__PROBLEM STATEMENT__: In the records below, find the line containing "Generate a Python" and the line containing "plt.rcParams['font.family'] = ['Noto". Give again exactly those lines and every line between them, omitting the pictures.

__DATA ENTRIES__:
-=-=-=-=-

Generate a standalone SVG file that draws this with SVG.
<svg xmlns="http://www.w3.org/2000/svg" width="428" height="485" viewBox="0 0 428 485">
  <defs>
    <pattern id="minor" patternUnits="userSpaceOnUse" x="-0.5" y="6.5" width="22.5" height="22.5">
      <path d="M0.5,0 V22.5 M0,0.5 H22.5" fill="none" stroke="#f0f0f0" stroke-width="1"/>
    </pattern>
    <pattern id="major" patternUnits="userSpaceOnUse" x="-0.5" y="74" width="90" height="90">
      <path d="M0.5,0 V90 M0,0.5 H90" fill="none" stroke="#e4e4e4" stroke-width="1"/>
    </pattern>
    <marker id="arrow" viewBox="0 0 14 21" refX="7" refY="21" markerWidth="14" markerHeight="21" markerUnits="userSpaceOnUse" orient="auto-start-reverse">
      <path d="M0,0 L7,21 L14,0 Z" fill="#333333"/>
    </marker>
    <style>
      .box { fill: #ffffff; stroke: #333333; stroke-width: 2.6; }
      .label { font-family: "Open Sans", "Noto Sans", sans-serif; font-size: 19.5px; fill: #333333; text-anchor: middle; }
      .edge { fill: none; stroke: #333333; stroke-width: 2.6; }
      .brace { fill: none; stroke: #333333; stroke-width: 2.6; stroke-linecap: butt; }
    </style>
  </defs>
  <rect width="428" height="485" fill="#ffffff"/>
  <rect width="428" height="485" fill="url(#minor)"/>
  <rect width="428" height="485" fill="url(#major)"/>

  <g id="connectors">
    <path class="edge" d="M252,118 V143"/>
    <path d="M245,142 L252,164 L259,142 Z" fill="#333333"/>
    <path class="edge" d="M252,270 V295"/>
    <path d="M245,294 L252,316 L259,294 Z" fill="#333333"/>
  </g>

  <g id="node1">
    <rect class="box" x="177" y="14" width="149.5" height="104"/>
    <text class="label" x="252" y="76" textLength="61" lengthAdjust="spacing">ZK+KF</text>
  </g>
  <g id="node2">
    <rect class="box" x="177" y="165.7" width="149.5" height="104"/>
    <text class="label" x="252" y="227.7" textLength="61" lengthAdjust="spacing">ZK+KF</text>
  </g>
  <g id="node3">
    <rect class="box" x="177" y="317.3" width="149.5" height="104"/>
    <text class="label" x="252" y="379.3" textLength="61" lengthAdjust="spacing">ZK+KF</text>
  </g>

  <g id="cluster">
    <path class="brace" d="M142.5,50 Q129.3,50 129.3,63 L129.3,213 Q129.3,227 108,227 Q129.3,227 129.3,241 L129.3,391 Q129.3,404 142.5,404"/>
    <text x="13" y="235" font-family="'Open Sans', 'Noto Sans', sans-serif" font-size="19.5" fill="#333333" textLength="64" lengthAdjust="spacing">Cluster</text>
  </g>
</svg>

-=-=-=-=-

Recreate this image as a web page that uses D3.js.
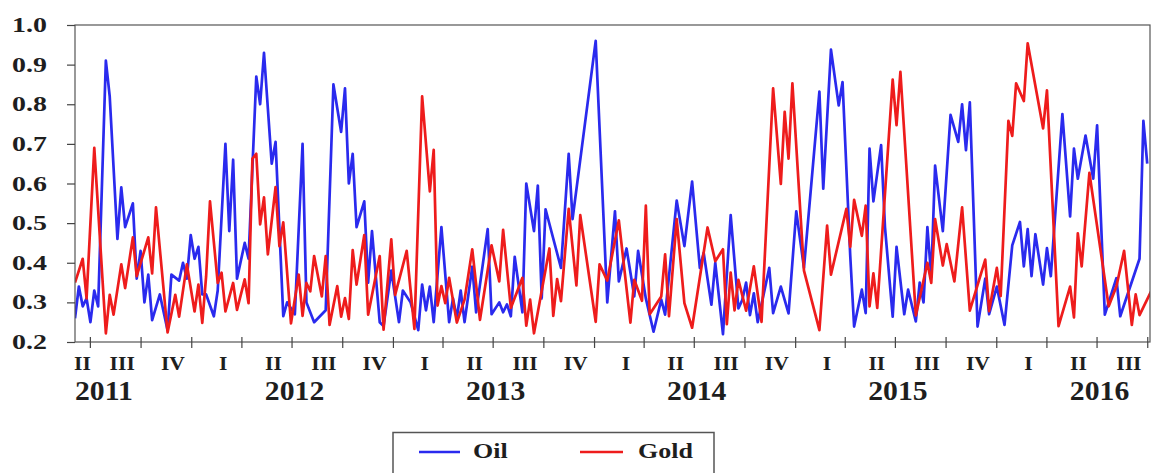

-=-=-=-=-

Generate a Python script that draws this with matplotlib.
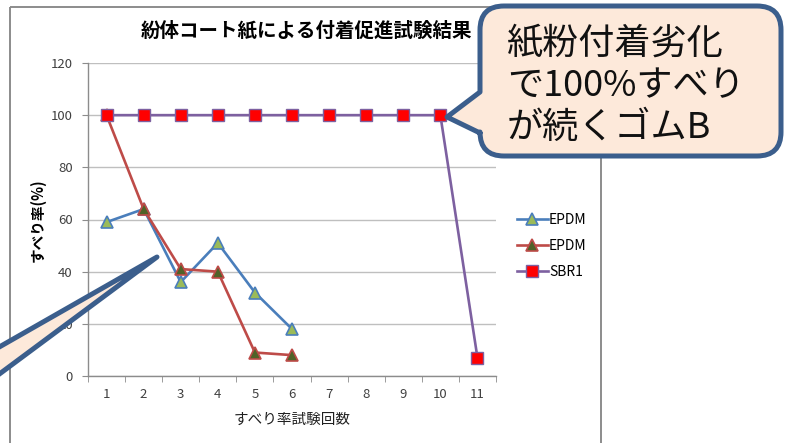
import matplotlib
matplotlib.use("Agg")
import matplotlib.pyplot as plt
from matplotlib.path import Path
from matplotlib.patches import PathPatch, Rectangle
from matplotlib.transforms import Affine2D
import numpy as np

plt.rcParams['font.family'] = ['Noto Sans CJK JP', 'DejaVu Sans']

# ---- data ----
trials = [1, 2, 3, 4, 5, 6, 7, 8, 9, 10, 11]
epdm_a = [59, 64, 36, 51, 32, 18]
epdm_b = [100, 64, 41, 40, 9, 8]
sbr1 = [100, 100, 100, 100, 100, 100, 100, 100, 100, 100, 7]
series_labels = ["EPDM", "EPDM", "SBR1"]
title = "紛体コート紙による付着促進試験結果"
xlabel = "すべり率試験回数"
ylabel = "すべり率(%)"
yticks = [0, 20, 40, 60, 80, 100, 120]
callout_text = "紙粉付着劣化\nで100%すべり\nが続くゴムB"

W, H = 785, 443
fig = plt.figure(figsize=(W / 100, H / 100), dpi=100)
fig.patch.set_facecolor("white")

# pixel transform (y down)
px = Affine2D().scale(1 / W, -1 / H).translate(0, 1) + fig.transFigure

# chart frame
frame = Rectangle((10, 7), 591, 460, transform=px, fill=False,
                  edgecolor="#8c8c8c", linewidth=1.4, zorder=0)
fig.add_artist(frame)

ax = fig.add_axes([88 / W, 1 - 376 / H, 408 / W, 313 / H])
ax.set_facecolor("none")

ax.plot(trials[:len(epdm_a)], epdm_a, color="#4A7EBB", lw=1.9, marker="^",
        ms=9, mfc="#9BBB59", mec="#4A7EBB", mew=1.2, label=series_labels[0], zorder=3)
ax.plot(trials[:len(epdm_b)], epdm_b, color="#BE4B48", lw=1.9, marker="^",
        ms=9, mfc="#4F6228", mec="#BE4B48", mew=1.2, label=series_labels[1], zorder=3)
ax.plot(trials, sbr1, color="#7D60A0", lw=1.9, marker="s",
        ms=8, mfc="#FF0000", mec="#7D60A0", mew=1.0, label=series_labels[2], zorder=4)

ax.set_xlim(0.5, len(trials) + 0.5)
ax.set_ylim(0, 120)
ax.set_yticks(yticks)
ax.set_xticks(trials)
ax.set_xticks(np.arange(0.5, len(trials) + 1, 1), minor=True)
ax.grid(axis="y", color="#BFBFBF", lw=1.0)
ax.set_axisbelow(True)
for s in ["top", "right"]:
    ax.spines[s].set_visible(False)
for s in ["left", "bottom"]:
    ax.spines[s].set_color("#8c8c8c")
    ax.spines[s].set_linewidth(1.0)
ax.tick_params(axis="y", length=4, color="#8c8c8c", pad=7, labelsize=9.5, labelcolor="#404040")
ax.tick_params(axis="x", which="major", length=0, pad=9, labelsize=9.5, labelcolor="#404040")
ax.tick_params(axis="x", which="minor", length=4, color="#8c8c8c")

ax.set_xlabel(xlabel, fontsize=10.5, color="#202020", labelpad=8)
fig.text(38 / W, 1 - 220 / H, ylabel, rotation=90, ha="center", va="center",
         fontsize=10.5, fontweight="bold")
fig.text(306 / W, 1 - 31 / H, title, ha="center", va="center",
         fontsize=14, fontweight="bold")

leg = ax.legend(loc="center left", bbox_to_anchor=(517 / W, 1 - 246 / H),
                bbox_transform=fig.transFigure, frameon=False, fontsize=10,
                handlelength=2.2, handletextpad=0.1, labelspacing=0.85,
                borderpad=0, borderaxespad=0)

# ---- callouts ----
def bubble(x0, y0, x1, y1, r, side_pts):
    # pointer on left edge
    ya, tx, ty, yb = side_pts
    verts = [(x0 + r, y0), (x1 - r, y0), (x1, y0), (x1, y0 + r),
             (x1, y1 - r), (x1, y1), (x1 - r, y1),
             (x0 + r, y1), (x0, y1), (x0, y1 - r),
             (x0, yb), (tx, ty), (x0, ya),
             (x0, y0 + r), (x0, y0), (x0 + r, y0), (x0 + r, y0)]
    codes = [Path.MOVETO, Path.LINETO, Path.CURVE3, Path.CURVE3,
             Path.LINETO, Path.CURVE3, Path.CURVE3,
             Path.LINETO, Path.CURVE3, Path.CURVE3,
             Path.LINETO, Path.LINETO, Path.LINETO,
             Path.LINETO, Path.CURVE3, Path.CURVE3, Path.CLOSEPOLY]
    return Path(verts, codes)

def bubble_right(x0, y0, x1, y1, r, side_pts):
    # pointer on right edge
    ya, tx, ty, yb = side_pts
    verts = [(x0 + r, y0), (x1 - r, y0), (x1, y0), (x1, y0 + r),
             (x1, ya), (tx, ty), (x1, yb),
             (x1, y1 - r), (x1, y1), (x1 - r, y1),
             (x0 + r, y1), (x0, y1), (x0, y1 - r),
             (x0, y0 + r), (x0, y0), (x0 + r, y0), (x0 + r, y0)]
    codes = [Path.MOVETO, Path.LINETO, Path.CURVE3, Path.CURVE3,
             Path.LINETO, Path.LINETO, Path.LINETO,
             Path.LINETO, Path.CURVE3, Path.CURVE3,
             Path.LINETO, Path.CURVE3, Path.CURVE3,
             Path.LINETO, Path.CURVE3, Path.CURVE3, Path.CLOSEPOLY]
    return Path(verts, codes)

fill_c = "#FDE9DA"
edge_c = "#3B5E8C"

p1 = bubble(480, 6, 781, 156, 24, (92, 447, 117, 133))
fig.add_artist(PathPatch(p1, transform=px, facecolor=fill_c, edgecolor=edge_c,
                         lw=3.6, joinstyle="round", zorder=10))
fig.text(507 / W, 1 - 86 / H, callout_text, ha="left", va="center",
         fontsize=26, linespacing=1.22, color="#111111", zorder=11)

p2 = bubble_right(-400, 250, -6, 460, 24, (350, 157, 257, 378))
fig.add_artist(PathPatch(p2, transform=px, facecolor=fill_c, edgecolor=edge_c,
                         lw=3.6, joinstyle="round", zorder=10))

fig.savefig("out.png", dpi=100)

-=-=-=-=-

__OUTPUT OF THE EXERCISE__:
Generate a Python script that draws this with matplotlib.
import matplotlib
matplotlib.use("Agg")
import matplotlib.pyplot as plt
from matplotlib.path import Path
from matplotlib.patches import PathPatch, Rectangle
from matplotlib.transforms import Affine2D
import numpy as np

plt.rcParams['font.family'] = ['Noto Sans CJK JP', 'DejaVu Sans']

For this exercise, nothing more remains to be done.